RAW DATA ▸

★ ★ ★ ★ ★

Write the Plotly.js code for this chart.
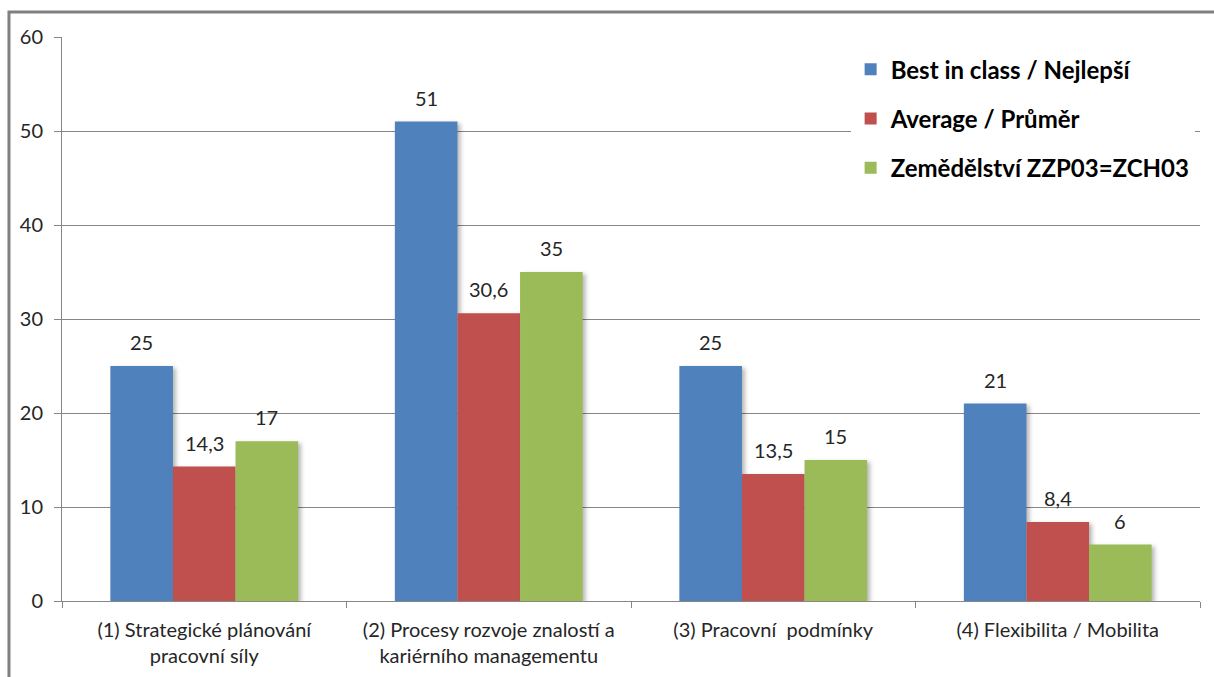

★ ★ ★ ★ ★

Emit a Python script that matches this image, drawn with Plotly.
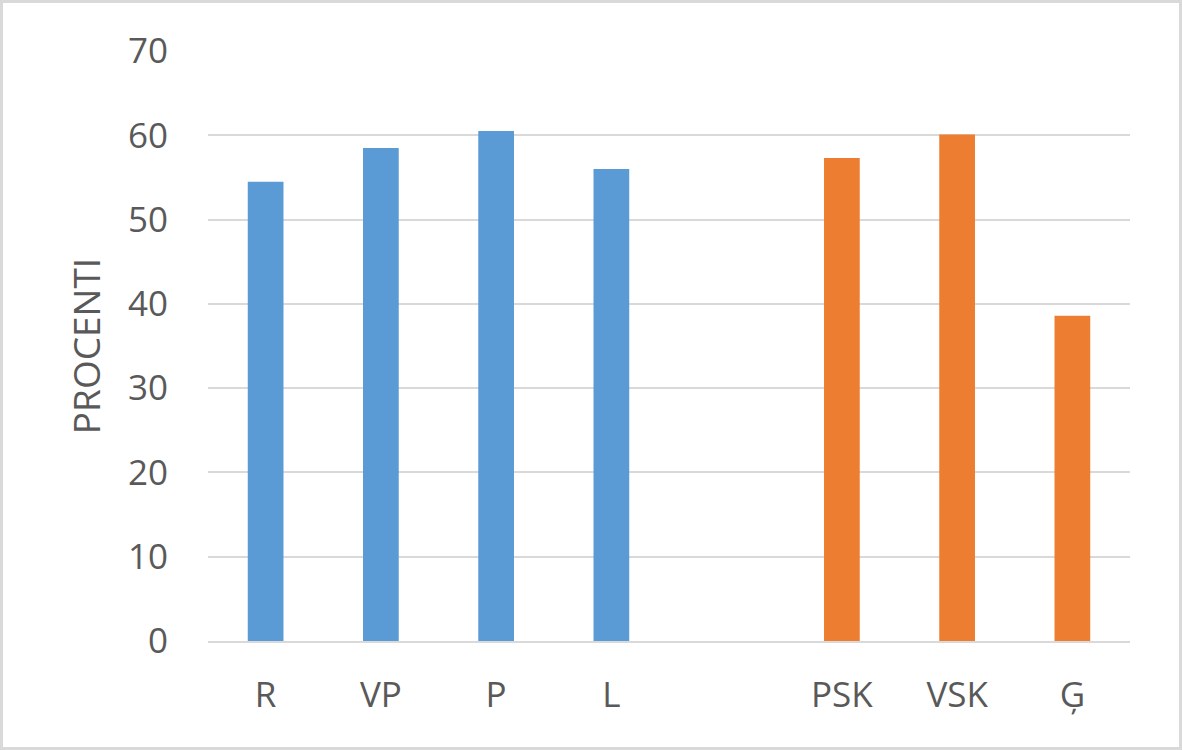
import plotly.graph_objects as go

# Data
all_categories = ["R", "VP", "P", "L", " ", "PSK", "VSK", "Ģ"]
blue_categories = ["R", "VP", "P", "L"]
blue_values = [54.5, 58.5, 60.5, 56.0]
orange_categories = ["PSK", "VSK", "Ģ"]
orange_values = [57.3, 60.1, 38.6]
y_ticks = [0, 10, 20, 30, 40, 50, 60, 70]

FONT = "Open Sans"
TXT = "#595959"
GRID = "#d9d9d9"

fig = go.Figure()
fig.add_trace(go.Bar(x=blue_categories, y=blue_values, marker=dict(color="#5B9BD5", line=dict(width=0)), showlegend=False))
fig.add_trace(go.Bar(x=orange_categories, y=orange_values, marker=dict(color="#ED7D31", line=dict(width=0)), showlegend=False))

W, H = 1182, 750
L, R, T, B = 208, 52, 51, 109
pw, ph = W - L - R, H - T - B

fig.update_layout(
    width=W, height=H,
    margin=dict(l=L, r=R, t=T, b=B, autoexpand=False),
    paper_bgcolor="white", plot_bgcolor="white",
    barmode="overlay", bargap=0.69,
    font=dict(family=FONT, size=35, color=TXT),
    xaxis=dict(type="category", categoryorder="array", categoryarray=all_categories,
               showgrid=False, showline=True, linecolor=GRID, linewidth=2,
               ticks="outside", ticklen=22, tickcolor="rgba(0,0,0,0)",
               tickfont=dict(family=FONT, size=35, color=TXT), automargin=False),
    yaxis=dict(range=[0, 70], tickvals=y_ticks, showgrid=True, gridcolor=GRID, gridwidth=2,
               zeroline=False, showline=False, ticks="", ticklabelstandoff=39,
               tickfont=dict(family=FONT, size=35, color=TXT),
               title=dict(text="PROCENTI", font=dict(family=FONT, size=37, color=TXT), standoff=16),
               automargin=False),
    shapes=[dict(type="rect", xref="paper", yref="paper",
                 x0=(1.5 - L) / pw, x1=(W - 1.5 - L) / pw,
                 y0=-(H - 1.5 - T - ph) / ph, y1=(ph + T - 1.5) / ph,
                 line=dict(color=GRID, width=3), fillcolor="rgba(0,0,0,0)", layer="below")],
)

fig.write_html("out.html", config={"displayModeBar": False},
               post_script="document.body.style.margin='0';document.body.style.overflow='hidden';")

★ ★ ★ ★ ★

REQUIREMENT ▸
Without the pictures, write out exactly the lines from the one that has "Emit a Python" down to the one that has "pw, ph = W - L - R, H - T - B", both included.

OUTPUT OF THE EXERCISE ▸
Emit a Python script that matches this image, drawn with Plotly.
import plotly.graph_objects as go

# Data
all_categories = ["R", "VP", "P", "L", " ", "PSK", "VSK", "Ģ"]
blue_categories = ["R", "VP", "P", "L"]
blue_values = [54.5, 58.5, 60.5, 56.0]
orange_categories = ["PSK", "VSK", "Ģ"]
orange_values = [57.3, 60.1, 38.6]
y_ticks = [0, 10, 20, 30, 40, 50, 60, 70]

FONT = "Open Sans"
TXT = "#595959"
GRID = "#d9d9d9"

fig = go.Figure()
fig.add_trace(go.Bar(x=blue_categories, y=blue_values, marker=dict(color="#5B9BD5", line=dict(width=0)), showlegend=False))
fig.add_trace(go.Bar(x=orange_categories, y=orange_values, marker=dict(color="#ED7D31", line=dict(width=0)), showlegend=False))

W, H = 1182, 750
L, R, T, B = 208, 52, 51, 109
pw, ph = W - L - R, H - T - B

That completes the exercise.